(Bloomberg News) To celebrate her 60th birthday, Jane Fonda wanted to make a video about her life.

"Why don't you just get a chameleon and let it crawl across the screen?" her daughter, Vanessa, sarcastically suggested.

That anecdote in Patricia Bosworth's no-holds-barred biography, "Jane Fonda: The Private Life of a Public Woman," aptly sums up the mercurial movie star, sex symbol, social activist, exercise guru and trophy wife.

The daughter of Hollywood legend Henry Fonda has had more reincarnations than Shirley MacLaine. Her three husbands -- filmmaker Roger Vadim, political firebrand Tom Hayden and media tycoon Ted Turner -- reflect the scope of her interests, not to mention her lifelong search to fill the emotional void left by her prickly relationship with her distant father.

Bosworth writes about all aspects of Fonda's life, from her struggles with bulimia and guilt over her mother's suicide to death threats resulting from her trip to Hanoi during the Vietnam War.

Fonda's antiwar activities in the 1970s, along with her support of the Black Panthers, Native Americans and other left- wing causes, gets extensive coverage in the book.

Her 1972 visit to Hanoi, where she denounced U.S. President Richard Nixon as a war criminal and was photographed sitting on a North Vietnamese anti-aircraft gun, led to accusations of treason (she was tagged "Hanoi Jane") and a congressman's call for her tongue to be cut off.

Sex Adventures

Fonda apologized for the picture years later, telling ABC's Barbara Walters that it "was a thoughtless, careless thing to do knowing the power of images."

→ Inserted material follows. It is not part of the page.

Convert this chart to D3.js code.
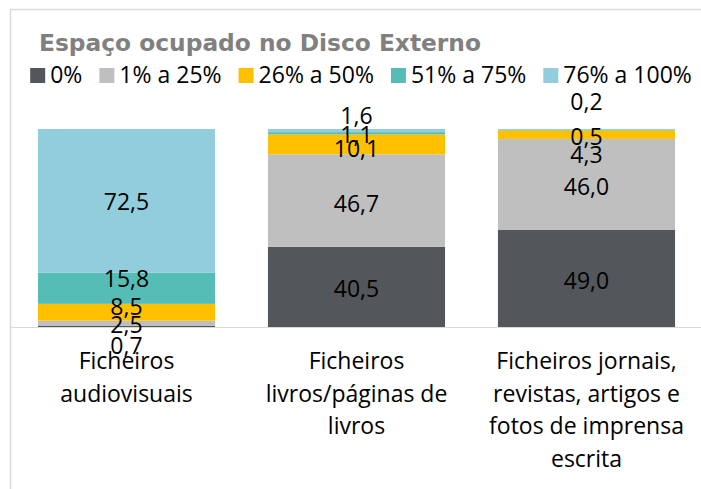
<!DOCTYPE html>
<html>
<head>
<meta charset="utf-8">
<script src="https://cdn.jsdelivr.net/npm/d3@7"></script>
<style>
  html, body { margin: 0; padding: 0; background: #fff; }
  svg { display: block; }
</style>
</head>
<body>
<div id="chart"></div>
<script>
// Espaço ocupado no Disco Externo - stacked 100% bars

const categories = [
    ["Ficheiros", "audiovisuais"],
    ["Ficheiros", "livros/páginas de", "livros"],
    ["Ficheiros jornais,", "revistas, artigos e", "fotos de imprensa", "escrita"]
];
const seriesNames = ["0%", "1% a 25%", "26% a 50%", "51% a 75%", "76% a 100%"];

// one array per series, same order as categories
const pct0 = [0.7, 40.5, 49.0];
const pct1to25 = [2.5, 46.7, 46.0];
const pct26to50 = [8.5, 10.1, 4.3];
const pct51to75 = [15.8, 1.1, 0.5];
const pct76to100 = [72.5, 1.6, 0.2];

const yTicks = [0, 100];

// layout stuff
const W = 701, H = 489;
const COLOURS = ["#53565A", "#BFBFBF", "#FFC000", "#55BDB5", "#92CDDC"];
const FONT = "'Open Sans', 'Noto Sans', sans-serif";
// labels were dragged by hand in the original, so nudge them (px, per category, per series)
const labelNudge = [
    [19, 2, -5.5, -9.7, 0.5],
    [1.7, 3.5, 4.6, 1, -14.7],
    [2, 2, 20, 6.7, -27]
];

const seriesValues = [pct0, pct1to25, pct26to50, pct51to75, pct76to100];
const rows = categories.map((c, i) => {
    const r = {key: i};
    seriesNames.forEach((s, j) => r[s] = seriesValues[j][i]);
    return r;
});

const svg = d3.select("#chart").append("svg")
    .attr("width", W)
    .attr("height", H);

// chart area border (runs off right/bottom edge)
svg.append("rect")
    .attr("x", 10.5).attr("y", 9.5)
    .attr("width", 720).attr("height", 520)
    .attr("fill", "none")
    .attr("stroke", "#d9d9d9")
    .attr("stroke-width", 1.5);

// title
svg.append("text")
    .attr("x", 39).attr("y", 51)
    .attr("textLength", 442)
    .attr("lengthAdjust", "spacingAndGlyphs")
    .style("font-family", "'DejaVu Sans', Lato, sans-serif")
    .style("font-weight", "bold")
    .style("font-size", "23px")
    .style("fill", "#808080")
    .text("Espaço ocupado no Disco Externo");

// legend
const legend = svg.append("g").attr("class", "legend");
const legendItems = legend.selectAll("g")
    .data(seriesNames)
    .enter()
    .append("g");
legendItems.append("rect")
    .attr("width", 15).attr("height", 15)
    .attr("y", 68)
    .attr("fill", (d, i) => COLOURS[i]);
legendItems.append("text")
    .attr("x", 20).attr("y", 83)
    .style("font-family", FONT)
    .style("font-size", "23px")
    .style("fill", "#000")
    .text(d => d);
// lay legend out left to right, centred
let lx = 0;
const gap = 17;
const widths = [];
legendItems.each(function () {
    widths.push(20 + d3.select(this).select("text").node().getComputedTextLength());
});
const totalW = d3.sum(widths) + gap * (widths.length - 1);
lx = 361 - totalW / 2;
legendItems.attr("transform", (d, i) => {
    const t = `translate(${lx},0)`;
    lx += widths[i] + gap;
    return t;
});

// scales
const x = d3.scaleBand()
    .domain(d3.range(categories.length))
    .range([11.5, 701.5])
    .paddingInner(0.23)
    .paddingOuter(0.115);
const y = d3.scaleLinear()
    .domain(d3.extent(yTicks))
    .range([327, 129]);

const stack = d3.stack().keys(seriesNames);
const stacked = stack(rows);

const layers = svg.append("g").selectAll("g")
    .data(stacked)
    .enter()
    .append("g")
    .attr("fill", (d, i) => COLOURS[i]);

layers.selectAll("rect")
    .data(d => d)
    .enter()
    .append("rect")
    .attr("x", d => x(d.data.key))
    .attr("width", x.bandwidth())
    .attr("y", d => y(d[1]))
    .attr("height", d => y(d[0]) - y(d[1]));

// axis line
svg.append("line")
    .attr("x1", 11).attr("x2", W)
    .attr("y1", y(0) + 0.5).attr("y2", y(0) + 0.5)
    .attr("stroke", "#d9d9d9")
    .attr("stroke-width", 1);

// data labels
const fmt = d3.formatLocale({decimal: ",", thousands: ".", grouping: [3], currency: ["", "€"]}).format(".1f");
stacked.forEach((layer, j) => {
    svg.append("g").selectAll("text")
        .data(layer)
        .enter()
        .append("text")
        .attr("x", d => x(d.data.key) + x.bandwidth() / 2)
        .attr("y", (d, i) => (y(d[0]) + y(d[1])) / 2 + labelNudge[i][j])
        .attr("dy", "0.36em")
        .attr("text-anchor", "middle")
        .style("font-family", FONT)
        .style("font-size", "23px")
        .style("fill", "#000")
        .text(d => fmt(d[1] - d[0]));
});

// category labels
const catG = svg.append("g").selectAll("text")
    .data(categories)
    .enter()
    .append("text")
    .attr("text-anchor", "middle")
    .style("font-family", FONT)
    .style("font-size", "23px")
    .style("fill", "#000")
    .attr("transform", (d, i) => `translate(${x(i) + x.bandwidth() / 2},369)`);
catG.selectAll("tspan")
    .data(d => d)
    .enter()
    .append("tspan")
    .attr("x", 0)
    .attr("y", (d, i) => i * 32.5)
    .text(d => d);
</script>
</body>
</html>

The actress wasn't as strong-willed in her personal life as she was with her politics. She tolerated years of womanizing by all three of her husbands -- who knew that homely Hayden was a Lothario? -- before the marriages crumbled.

Fonda was especially pliant with Vadim, agreeing (reluctantly, at first) to share their bed with other women and selected couples, including a one-time fling with Dennis Hopper and his then-wife Brooke Hayward. She even solicited ladies for their threesomes and had affairs she would describe to Vadim, according to the book.

Bosworth, a former actress who first met Fonda when they were students at the prestigious Actors Studio in the early 1960s, is sympathetic to Fonda. She doesn't fawn, however.

The bio includes unflattering stories that point out some of Fonda's less admirable traits, including her obsession with money and looks. She's had several plastic surgeries and still fretted about finances even after she was extremely wealthy.

Oscar-Winning Roles

Bosworth does a fairly standard review of Fonda's movie career, from her futuristic sex-goddess in Vadim's "Barbarella" to her Oscar-winning roles as a disillusioned hooker in "Klute" and a military officer's wife who falls in love with a disabled Vietnam vet in "Coming Home."

Fonda finally got to work with her father in "On Golden Pond," which earned Henry Fonda his only acting Oscar just four months before his death in 1982.

The film had special resonance for Jane because it portrayed a thorny father-daughter relationship much like the one she had with her own dad. Henry Fonda cast a huge shadow over Jane, who was always tormented by his lack of affection.

"I dream about him," she told Bosworth. "Wonder if he'd approve of what I'm doing now."

For many years Jane had problems connecting with Vanessa (her daughter with Vadim) and stepdaughter Nathalie Vadim. She was closer to Troy, her son with Hayden, and Lulu, a black girl she informally adopted during her marriage to Hayden.

Now 73 and single, Fonda is still evolving. In her senior years, she has become a born-again Christian, made a movie comeback in "Monster-in-Law," beaten breast cancer and turned into a doting grandmother.

With Jane Fonda, there's no telling what comes next.